==== Given material ====
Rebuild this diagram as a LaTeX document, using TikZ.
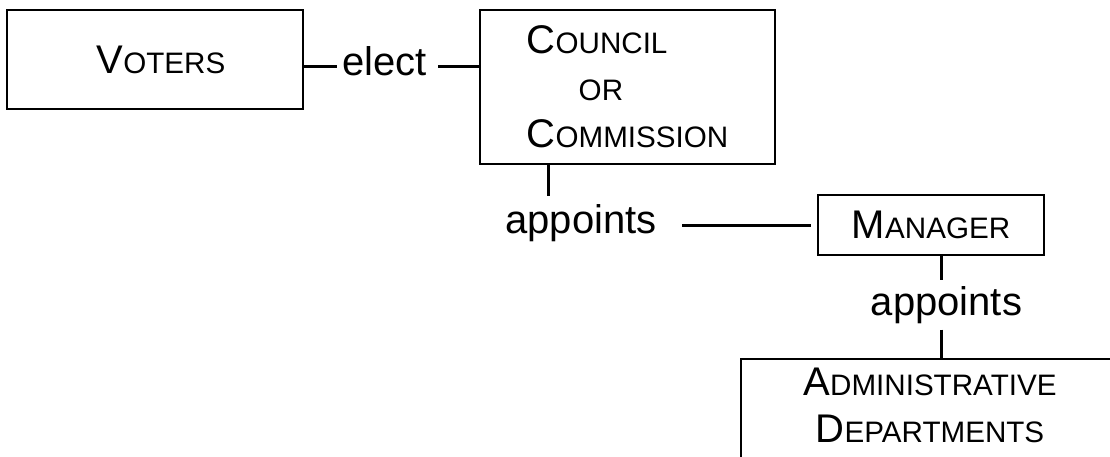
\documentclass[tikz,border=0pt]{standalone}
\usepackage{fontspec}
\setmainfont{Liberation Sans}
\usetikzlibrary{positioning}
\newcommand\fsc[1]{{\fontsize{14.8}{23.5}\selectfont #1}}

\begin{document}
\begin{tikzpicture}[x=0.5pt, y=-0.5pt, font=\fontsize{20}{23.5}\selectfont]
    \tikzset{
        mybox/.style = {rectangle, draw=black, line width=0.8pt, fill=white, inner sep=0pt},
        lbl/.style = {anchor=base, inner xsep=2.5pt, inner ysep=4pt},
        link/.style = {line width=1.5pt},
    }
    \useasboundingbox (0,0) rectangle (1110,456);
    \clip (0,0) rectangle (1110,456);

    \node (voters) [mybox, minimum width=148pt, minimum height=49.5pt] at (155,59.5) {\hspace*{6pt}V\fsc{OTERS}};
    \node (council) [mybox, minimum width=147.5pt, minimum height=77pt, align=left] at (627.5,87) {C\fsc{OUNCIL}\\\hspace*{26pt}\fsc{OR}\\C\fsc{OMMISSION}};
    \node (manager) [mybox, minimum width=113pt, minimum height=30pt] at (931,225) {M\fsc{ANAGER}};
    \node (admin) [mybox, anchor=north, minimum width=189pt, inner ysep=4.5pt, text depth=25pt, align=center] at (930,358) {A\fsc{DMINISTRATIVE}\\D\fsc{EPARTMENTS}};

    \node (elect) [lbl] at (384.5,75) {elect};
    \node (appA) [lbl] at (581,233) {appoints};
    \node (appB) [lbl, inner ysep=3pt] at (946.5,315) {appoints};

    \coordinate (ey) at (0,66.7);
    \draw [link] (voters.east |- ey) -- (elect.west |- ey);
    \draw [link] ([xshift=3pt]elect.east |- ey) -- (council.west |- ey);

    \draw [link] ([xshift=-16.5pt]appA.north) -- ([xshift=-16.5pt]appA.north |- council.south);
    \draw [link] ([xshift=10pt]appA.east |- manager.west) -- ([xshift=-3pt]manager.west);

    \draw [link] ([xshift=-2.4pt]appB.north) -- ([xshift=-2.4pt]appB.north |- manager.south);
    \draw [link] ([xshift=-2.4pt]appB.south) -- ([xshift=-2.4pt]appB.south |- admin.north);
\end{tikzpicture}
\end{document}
====
**What is being asked:**
Return exactly what appears from the opening line of the material through the line with "(appB) [lbl, inner", apart from the pictures.

**Solution to this problem:**
Rebuild this diagram as a LaTeX document, using TikZ.
\documentclass[tikz,border=0pt]{standalone}
\usepackage{fontspec}
\setmainfont{Liberation Sans}
\usetikzlibrary{positioning}
\newcommand\fsc[1]{{\fontsize{14.8}{23.5}\selectfont #1}}

\begin{document}
\begin{tikzpicture}[x=0.5pt, y=-0.5pt, font=\fontsize{20}{23.5}\selectfont]
    \tikzset{
        mybox/.style = {rectangle, draw=black, line width=0.8pt, fill=white, inner sep=0pt},
        lbl/.style = {anchor=base, inner xsep=2.5pt, inner ysep=4pt},
        link/.style = {line width=1.5pt},
    }
    \useasboundingbox (0,0) rectangle (1110,456);
    \clip (0,0) rectangle (1110,456);

    \node (voters) [mybox, minimum width=148pt, minimum height=49.5pt] at (155,59.5) {\hspace*{6pt}V\fsc{OTERS}};
    \node (council) [mybox, minimum width=147.5pt, minimum height=77pt, align=left] at (627.5,87) {C\fsc{OUNCIL}\\\hspace*{26pt}\fsc{OR}\\C\fsc{OMMISSION}};
    \node (manager) [mybox, minimum width=113pt, minimum height=30pt] at (931,225) {M\fsc{ANAGER}};
    \node (admin) [mybox, anchor=north, minimum width=189pt, inner ysep=4.5pt, text depth=25pt, align=center] at (930,358) {A\fsc{DMINISTRATIVE}\\D\fsc{EPARTMENTS}};

    \node (elect) [lbl] at (384.5,75) {elect};
    \node (appA) [lbl] at (581,233) {appoints};
    \node (appB) [lbl, inner ysep=3pt] at (946.5,315) {appoints};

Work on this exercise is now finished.